Starting Point

A Wild Love for the World

Illustration by Annalise Neil

“What a time to be alive,” adrienne maree brown has written. “Right now we are in a fast river together — every day there are changes that seemed unimaginable until they occurred.” adrienne maree brown and others use many words and phrases to describe what she does, and who she is: A student of complexity. A student of change and of how groups change together. A “scholar of belonging.” A “scholar of magic.” She grew up loving science fiction, and thought we’d be driving flying cars by now; and yet, has found in speculative fiction the transformative force of vision and imagination that might in fact save us. Our younger listeners have asked to hear adrienne maree brown’s voice on On Being, and here she is, as we enter our own time of evolution. This conversation shines a light on an emerging ecosystem in our world over and against the drumbeat of what is fractured and breaking: working with the complex fullness of reality, and cultivating old and new ways of seeing, to move towards a transformative wholeness of living.

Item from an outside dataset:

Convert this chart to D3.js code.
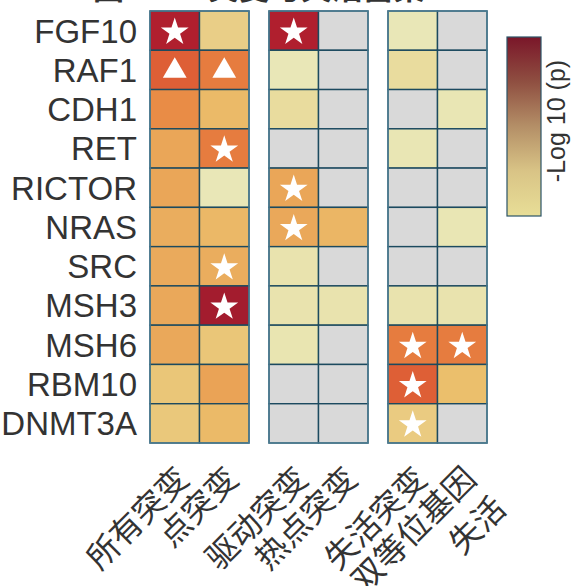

Oceanographer Sylvia Earle was the first person to walk solo on the bottom of the sea, under a quarter mile of water. She has watched humanity’s enduring fascination with “outer space” while she has delighted in “inner space” — the alien and increasingly endangered worlds beneath earth’s waters. These frontiers, as Sylvia Earle points out, are our very life-support system. She takes us inside the knowledge she’s gathered from a lifetime of research and literally swimming with sharks.

A Buddhist philosopher of ecology, Joanna Macy says we are at a pivotal moment in history with the possibility to unravel or create a life-sustaining human society. Now entering her 90s, Macy has lived adventurously by any definition. She worked with the CIA in Cold War Europe and the Peace Corps in post-colonial India and was an early environmental activist. She brings a poetic and spiritual sensibility to her work that’s reflected in her translations of the early-20th-century poet Rainer Maria Rilke. We take that poetry as a lens on her wisdom on the great dramas of our time: ecological, political, personal.

Katharine Hayhoe is one of the most esteemed atmospheric scientists in the world. She’s made her mark by connecting dots between climate systems and weather patterns and the lived experience of human beings in their neighborhoods and communities. She’s also an ambassador, if you will, between the science of climate change and the world of evangelical Christian faith and practice, which she also inhabits. To delve into that with her is to learn a great deal that refreshingly complicates the picture of what is possible and what is already happening, even across what feel like cultural fault lines. If you want to speak and walk differently on this frontier, this is a conversation for you.

Amidst all of the perspectives and arguments around our ecological future, this much is true: we are not in the natural world — we are part of it. The next-generation marine biologist Ayana Elizabeth Johnson would let that reality of belonging show us the way forward. She loves the ocean. She loves human beings. And she’s animated by questions emerging from those loves — and from the science she does — which we scarcely know how to take seriously amidst so much demoralizing bad ecological news. This hour, Krista draws out her creative and pragmatic inquiry: Could we let ourselves be led by what we already know how to do, and by what we have it in us to save? What, she asks, if we get this right?